The final OUN-UPA attack on Adamy took place behind the Soviet-German front, when the Red Army was already stationing in the area. The Adamy village was destroyed by the SB unit of UPA. All 200 houses were set ablaze. Among the attackers led by Dmitry Kupiak (uk) nicknamed "Klei" (or "Klej", meaning "glue") was a local band of Ukrainian peasants including women whose singing could be heard from a distance. The village, already depopulated, burned for a whole day until nighttime. The survivors, hidden in the woods, run to Busk and asked the Russians for help. On the second day, the Soviet NKVD sent three tanks to Adamy but encountered only the smouldering ashes and nothing else. Six bodies of murdered Poles were found, including Franciszka Szeremeta, Maria Święs, Teodor Łucek, Adam Brodziak, Jan Dąbrowski, Antoni Młot and Emilian Łukasiewicz.

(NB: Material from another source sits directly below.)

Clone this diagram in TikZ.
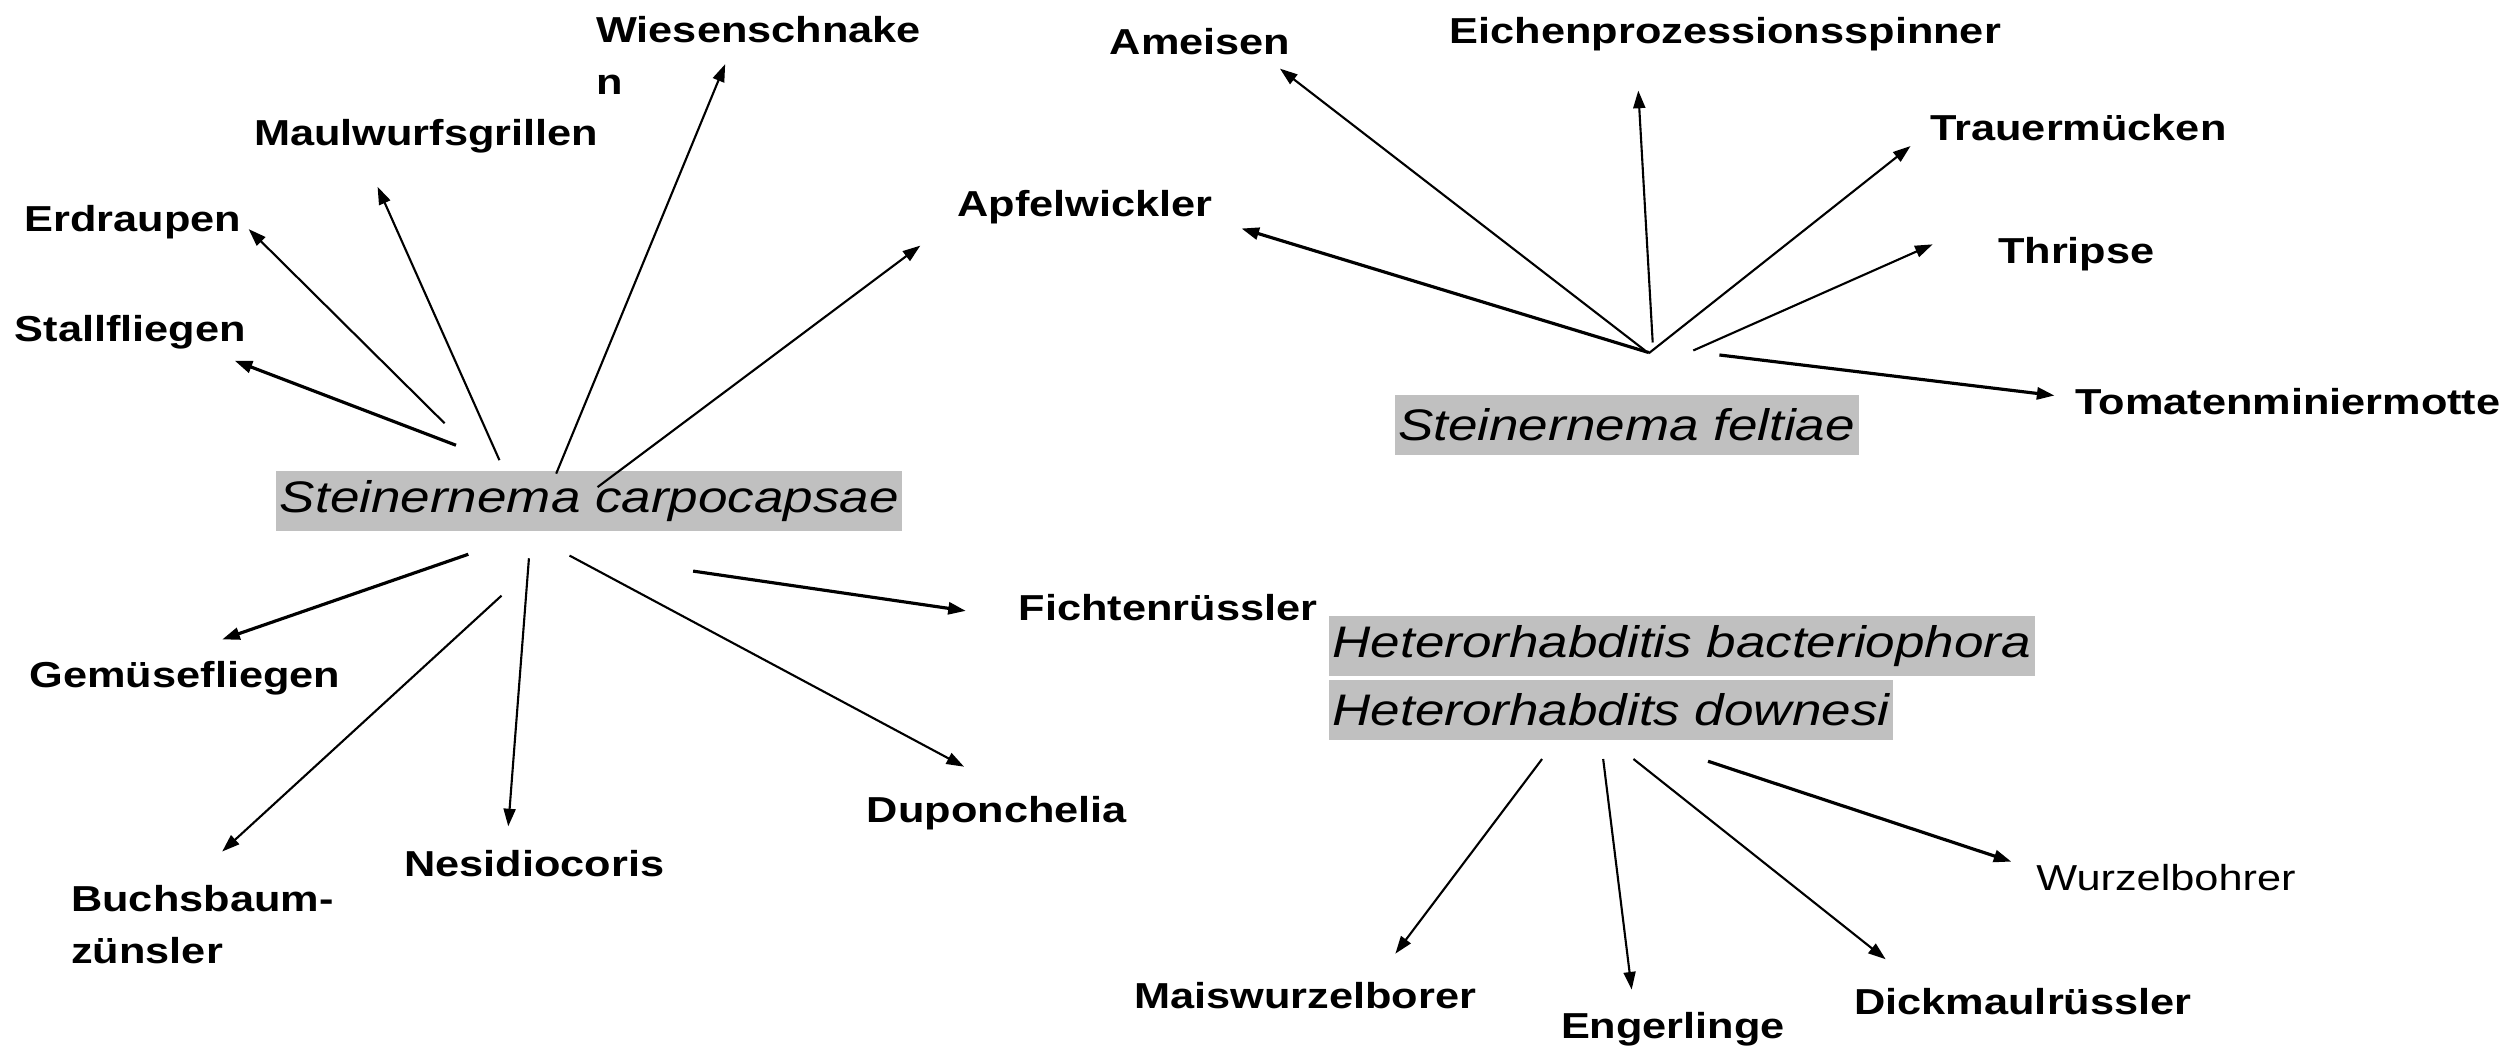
\documentclass[tikz,border=0pt]{standalone}
\usepackage{fontspec}
\setmainfont{Liberation Sans}[FakeStretch=1.2]
\definecolor{silver}{RGB}{192,192,192}
\usepackage{tikz}
\usetikzlibrary{arrows.meta}

\begin{document}
\begin{tikzpicture}[
    x=0.016cm, y=-0.016cm,
    pest/.style={inner sep=0pt, anchor=base west,
      font=\fontsize{10.25}{14.6}\selectfont\bfseries},
    pest2/.style={pest, anchor=west, align=left},
    worm/.style={fill=silver, inner xsep=1pt, inner ysep=0pt, anchor=west,
      minimum height=16.9pt, font=\fontsize{12.55}{14}\selectfont\itshape},
    link/.style={-{Triangle[length=5pt,width=3.4pt]}, line width=0.6pt},
    boldlink/.style={link, line width=0.9pt},
  ]
    \useasboundingbox (0,0) rectangle (1568,660);

    % species
    \node[worm] (carpo) at (172,312.5) {Steinernema carpocapsae};
    \node[worm] (feltiae) at (869.4,265) {Steinernema feltiae};
    \node[worm] (hbact) at (828.5,402.8) {Heterorhabditis bacteriophora};
    \node[worm] (hdown) at (828.5,442.7) {Heterorhabdits downesi};

    % pests of S. carpocapsae
    \node[pest] (stall) at (8.8,213) {Stallfliegen};
    \node[pest] (erd) at (15,144.3) {Erdraupen};
    \node[pest] (maul) at (158,90.6) {Maulwurfsgrillen};
    \node[pest2] (wiese) at (371.5,34.5) {Wiesenschnake\\n};
    \node[pest] (apfel) at (596.7,135) {Apfelwickler};
    \node[pest] (gemuese) at (18.1,428.6) {Gemüsefliegen};
    \node[pest2] (buchs) at (44,576.7) {Buchsbaum-\\zünsler};
    \node[pest] (nesi) at (251.8,546.9) {Nesidiocoris};
    \node[pest] (dupon) at (540.3,513.3) {Duponchelia};
    \node[pest] (fichte) at (635,387.3) {Fichtenrüssler};

    % pests of S. feltiae
    \node[pest] (ameisen) at (691.8,33.7) {Ameisen};
    \node[pest] (eichen) at (903.8,27) {Eichenprozessionsspinner};
    \node[pest] (trauer) at (1203.6,87.5) {Trauermücken};
    \node[pest] (thrips) at (1245.8,164.5) {Thripse};
    \node[pest] (tomate) at (1294,258.3) {Tomatenminiermotte};

    % pests of Heterorhabditis
    \node[pest] (mais) at (707,628.8) {Maiswurzelborer};
    \node[pest] (enger) at (973.2,647.7) {Engerlinge};
    \node[pest] (dick) at (1156.2,633) {Dickmaulrüssler};
    \node[pest, font=\fontsize{10.25}{14.6}\selectfont] (wurzel) at (1269.7,555.7) {Wurzelbohrer};

    % arrow ends
    \coordinate (c-stall) at (284.4,277.7);   \coordinate (to-stall) at (146.4,225);
    \coordinate (c-erd) at (277.3,264);       \coordinate (to-erd) at (155.1,142.9);
    \coordinate (c-maul) at (311.5,287);      \coordinate (to-maul) at (235.5,116.5);
    \coordinate (c-wiese) at (346.9,295.4);   \coordinate (to-wiese) at (452.3,40);
    \coordinate (c-apfel) at (372.7,303.8);   \coordinate (to-apfel) at (574,153.2);
    \coordinate (c-gemuese) at (292.1,345.7); \coordinate (to-gemuese) at (138.6,398.8);
    \coordinate (c-buchs) at (312.8,371.5);   \coordinate (to-buchs) at (138.6,531.1);
    \coordinate (c-nesi) at (329.9,348.2);    \coordinate (to-nesi) at (317,515.4);
    \coordinate (c-dupon) at (355.2,346.5);   \coordinate (to-dupon) at (601.3,478.2);
    \coordinate (c-fichte) at (432.3,356.2);  \coordinate (to-fichte) at (602.4,381);

    \coordinate (f-apfel) at (1028.4,219.9);  \coordinate (to-apfel2) at (774.3,142.5);
    \coordinate (f-ameisen) at (1026,218.6);  \coordinate (to-ameisen) at (798.3,42.8);
    \coordinate (f-eichen) at (1030.8,213.6); \coordinate (to-eichen) at (1021.8,56.5);
    \coordinate (f-trauer) at (1028.4,220.3); \coordinate (to-trauer) at (1191.6,91.1);
    \coordinate (f-thrips) at (1056.1,218.6); \coordinate (to-thrips) at (1205.4,152.4);
    \coordinate (f-tomate) at (1072.4,221.4); \coordinate (to-tomate) at (1281.4,246.7);

    \coordinate (h-mais) at (961.8,473.4);    \coordinate (to-mais) at (870.3,594.8);
    \coordinate (h-enger) at (999.9,473.4);   \coordinate (to-enger) at (1017.7,617.2);
    \coordinate (h-dick) at (1018.8,473.4);   \coordinate (to-dick) at (1176.1,598.3);
    \coordinate (h-wurzel) at (1065.3,474.8); \coordinate (to-wurzel) at (1254.5,537.4);

    % arrows
    \draw[boldlink] (c-stall) -- (to-stall);
    \draw[link] (c-erd) -- (to-erd);
    \draw[link] (c-maul) -- (to-maul);
    \draw[link] (c-wiese) -- (to-wiese);
    \draw[link] (c-apfel) -- (to-apfel);
    \draw[boldlink] (c-gemuese) -- (to-gemuese);
    \draw[link] (c-buchs) -- (to-buchs);
    \draw[link] (c-nesi) -- (to-nesi);
    \draw[link] (c-dupon) -- (to-dupon);
    \draw[boldlink] (c-fichte) -- (to-fichte);

    \draw[boldlink] (f-apfel) -- (to-apfel2);
    \draw[link] (f-ameisen) -- (to-ameisen);
    \draw[link] (f-eichen) -- (to-eichen);
    \draw[link] (f-trauer) -- (to-trauer);
    \draw[link] (f-thrips) -- (to-thrips);
    \draw[boldlink] (f-tomate) -- (to-tomate);

    \draw[link] (h-mais) -- (to-mais);
    \draw[link] (h-enger) -- (to-enger);
    \draw[link] (h-dick) -- (to-dick);
    \draw[boldlink] (h-wurzel) -- (to-wurzel);
  \end{tikzpicture}
\end{document}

==War criminal in Canada==

The commander of the SB OUN-UPA death squad in charge of the annihilation of Adamy, Dmitry (Dymitr, in Polish) Kupiak (who operated under the pseudonym Sławko Weslar in the Nazi German Distrikt Galizien), after the war emigrated to Canada, under the name Dmytro Kupyak. His five co-conspirators were tried in October 1969 by the Lviv District Court in Soviet Ukraine and sentenced to 15 years of hard labour. Kupyak "Klei" published his own memories in a book called Spohady nerostrilanoho (Memoirs of an Unshot), Toronto 1991, in Ukrainian. Kupyak (born in 1918) died on 13 June 1995 in Toronto. His war crimes' investigation by the Canadian Department of Justice was subsequently terminated. Dymitr Kupiak is the subject of a monograph written by Bronisław Szeremeta, who revealed that "Klei" commanded a death squad of local bandits who engaged in a string of robberies and torture-murder operations targeting ethnic Poles, Polish Jews, as well as ethnic Ukrainians in the area between Lwów and Tarnopol, notably in the settlements of Milatyn Nowy and Stary, Busk, Grabowa, Pobużany, Jabłonówka, Kupcze, Nowosiółka, Żeniów, Bogdanówka, Wodaje, Wierzblany, Zabłotne, Czanyż and others. In almost all of the above locations dozens of his victims were tortured, dismembered alive and burnt to death. A second book featuring Dmytro Kupyak as war criminal wanted in the Soviet Union, was written by Prof. James McKenzie of University of Regina under the title War Criminals in Canada (1995), published by Detselig Enterprises of Calgary. Kupyak is celebrated in Ukraine (as Дмитро Куп'як). A school was named after him in Yabluniv, with a memorial plaque put on display.